Effects of house dust mite avoidance measures on Der p 1 concentrations and clinical condition of mild adult house dust mite-allergic asthmatic patients, using no inhaled steroids
Article first published online: 23 SEP 2008
Clinical & Experimental Allergy
Volume 29, Issue 10, pages 1336–1346, October 1999
How to Cite
Cloosterman, Schermer, Bijl-Hofland, Van Der Heide, Brunekreef, Van Den Elshout, Van Herwaarden and Van Schayck (1999), Effects of house dust mite avoidance measures on Der p 1 concentrations and clinical condition of mild adult house dust mite-allergic asthmatic patients, using no inhaled steroids. Clinical & Experimental Allergy, 29: 1336–1346. doi: 10.1046/j.1365-2222.1999.00627.x
- Issue published online: 23 SEP 2008
- Article first published online: 23 SEP 2008
- allergen avoidance;
- allergic asthma;
- bronchial hyperresponsiveness;
- Der p 1;
- house dust mite
Exposure to house dust mite (HDM) allergens often results in worsening of asthma. Therefore, avoidance of exposure to HDM allergens is often proposed. Unfortunately, the most effective and feasible avoidance strategy is still not completely assessed. Consequently, we investigated the effects of a combined HDM avoidance strategy on HDM allergen concentrations and clinical condition of allergic, mild asthmatic, patients using no inhaled steroids.
Asthmatic patients, allergic to HDM, using no inhaled corticosteroids, were randomly allocated to an active (n = 76) or a placebo allergen-avoidance group (n = 81). Avoidance measures consisted of applying Acarosan® (placebo: water) to the living room and bedroom floors, and the use of HDM-impermeable covers for mattresses and bedding (placebo: cotton covers for mattresses only). Effects on allergen concentrations (Der p 1), FEV1, bronchial hyperresponsiveness, peak flow parameters and asthma symptom scores were studied during 20 weeks and controlled for the allergic status of the patients.
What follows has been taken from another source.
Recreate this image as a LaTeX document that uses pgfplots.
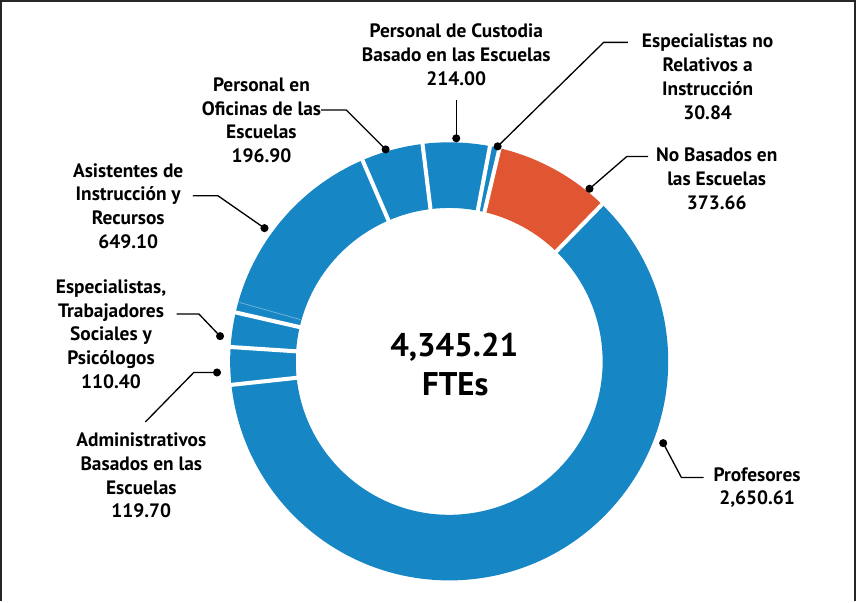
\documentclass[border=0pt]{standalone}
\usepackage{pgfplots}
\pgfplotsset{compat=1.18}
\usepackage{pgfplotstable}
\usepackage{fontspec}
\setmainfont{PT Sans}
\definecolor{blueFTE}{RGB}{22,134,196}
\definecolor{orangeFTE}{RGB}{224,86,50}

% FTEs by category, clockwise from the top
\pgfplotstableread[col sep=comma]{
label,value
Custodia,214.00
Relativos,30.84
NoBasados,373.66
Profesores,2650.61
Administrativos,119.70
Especialistas,110.40
Asistentes,649.10
Oficinas,196.90
}\fte

\begin{document}
\begin{tikzpicture}
\begin{axis}[
  x=1pt, y=1pt,
  xmin=0, xmax=856, ymin=0, ymax=600,
  hide axis, clip=false,
  disabledatascaling,
]
% donut sectors
\xdef\cumA{97.0}
\pgfplotsforeachungrouped \i in {0,...,7}{%
  \pgfplotstablegetelem{\i}{value}\of{\fte}\let\segV\pgfplotsretval
  \pgfmathsetmacro\angB{\cumA-(\segV/4345.21)*360}
  \ifnum\i=2 \def\segC{orangeFTE}\else\def\segC{blueFTE}\fi
  \pgfmathsetmacro\xo{451+217*cos(\cumA)}
  \pgfmathsetmacro\yo{237+217*sin(\cumA)}
  \pgfmathsetmacro\xi{451+152*cos(\angB)}
  \pgfmathsetmacro\yi{237+152*sin(\angB)}
  \edef\temp{\noexpand\fill[\segC] (axis cs:\xo,\yo) arc[start angle=\cumA, end angle=\angB, radius=217pt] -- (axis cs:\xi,\yi) arc[start angle=\angB, end angle=\cumA, radius=152pt] -- cycle;}%
  \temp
  \xdef\cumA{\angB}%
}
% white separators
\xdef\cumA{97.0}
\pgfplotsforeachungrouped \i in {0,...,7}{%
  \pgfplotstablegetelem{\i}{value}\of{\fte}\let\segV\pgfplotsretval
  \pgfmathsetmacro\angB{\cumA-(\segV/4345.21)*360}
  \pgfmathsetmacro\xo{451+220*cos(\cumA)}
  \pgfmathsetmacro\yo{237+220*sin(\cumA)}
  \pgfmathsetmacro\xi{451+149*cos(\cumA)}
  \pgfmathsetmacro\yi{237+149*sin(\cumA)}
  \edef\temp{\noexpand\draw[white, line width=4pt] (axis cs:\xi,\yi) -- (axis cs:\xo,\yo);}%
  \temp
  \xdef\cumA{\angB}%
}
% faint hairline inside the Asistentes sector
\draw[white, opacity=0.4, line width=0.7pt] (axis cs:{451+153*cos(164.3)},{237+153*sin(164.3)}) -- (axis cs:{451+216*cos(164.3)},{237+216*sin(164.3)});

% frame
\draw[black!85, line width=2pt] (axis cs:7,0) -- (axis cs:7,594) -- (axis cs:853,594) -- (axis cs:853,0);

% centre text
\node[font=\fontsize{32.5}{40}\selectfont\bfseries] at (axis cs:456,251) {4,345.21};
\node[font=\fontsize{32.5}{40}\selectfont\bfseries] at (axis cs:457,214) {FTEs};

% leader lines
\begin{scope}[line width=1.3pt, black]
\draw (axis cs:458,496) -- (axis cs:458,458);
\fill (axis cs:458,458) circle[radius=4pt];
\draw (axis cs:499,450) -- (axis cs:604,553) -- (axis cs:628,553);
\fill (axis cs:499,450) circle[radius=4pt];
\draw (axis cs:590,408) -- (axis cs:627,440) -- (axis cs:648,440);
\fill (axis cs:590,408) circle[radius=4pt];
\draw (axis cs:663,156) -- (axis cs:681,122) -- (axis cs:703,122);
\fill (axis cs:663,156) circle[radius=4pt];
\draw (axis cs:221,226) -- (axis cs:198,226) -- (axis cs:150,177);
\fill (axis cs:221,226) circle[radius=4pt];
\draw (axis cs:181,284) -- (axis cs:203,284) -- (axis cs:224,262);
\fill (axis cs:224,262) circle[radius=4pt];
\draw (axis cs:197,401) -- (axis cs:222,401) -- (axis cs:268,369);
\fill (axis cs:268,369) circle[radius=4pt];
\draw (axis cs:324,486) -- (axis cs:349,486) -- (axis cs:388,447);
\fill (axis cs:388,447) circle[radius=4pt];
\end{scope}

% labels
\tikzset{lab/.style={align=center, inner sep=0pt, font=\fontsize{19.2}{23.5}\selectfont\bfseries}}
\node[lab] at (axis cs:458,541) {Personal de Custodia\\Basado en las Escuelas\\214.00};
\node[lab] at (axis cs:707,519) {Especialistas no\\Relativos a\\Instrucción\\30.84};
\node[lab] at (axis cs:716,418) {No Basados en\\las Escuelas\\373.66};
\node[lab] at (axis cs:756,112) {Profesores\\2,650.61};
\node[lab] at (axis cs:146,124) {Administrativos\\Basados en las\\Escuelas\\119.70};
\node[lab] at (axis cs:116,264) {Especialistas,\\Trabajadores\\Sociales y\\Psicólogos\\110.40};
\node[lab] at (axis cs:133,391) {Asistentes de\\Instrucción y\\Recursos\\649.10};
\node[lab] at (axis cs:265,476) {Personal en\\Oficinas de las\\Escuelas\\196.90};
\end{axis}
\end{tikzpicture}
\end{document}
The active covers reduced Der p 1 concentrations to 9.4% (P = 0.0001), and were always significant lower than in the placebo group (P = 0.0002). Acarosan® resulted in slight but significant decreases (twofold, P = 0.0001), both on living room and bedroom floors, but concentrations were never significantly lower than the placebo group. Although the combined avoidance strategy resulted in a considerable reduction in allergen load in the active group, no differences were seen between the two groups in any of the clinical parameters during the follow-up period in this group of allergic asthmatics, using no inhaled corticosteroids. Corrections for the allergic status did not alter these results.
The combined avoidance strategy was effective in reducing HDM allergen concentration. This was especially achieved by the allergen-impermeable covers, while the effects of Acarosan® were only marginal. However, this allergen reduction was not reflected in a convincing improvement in clinical condition in this group of mild allergic asthmatics, using no inhaled steroids. Perhaps, a longer follow-up period would have resulted in more pronounced effects.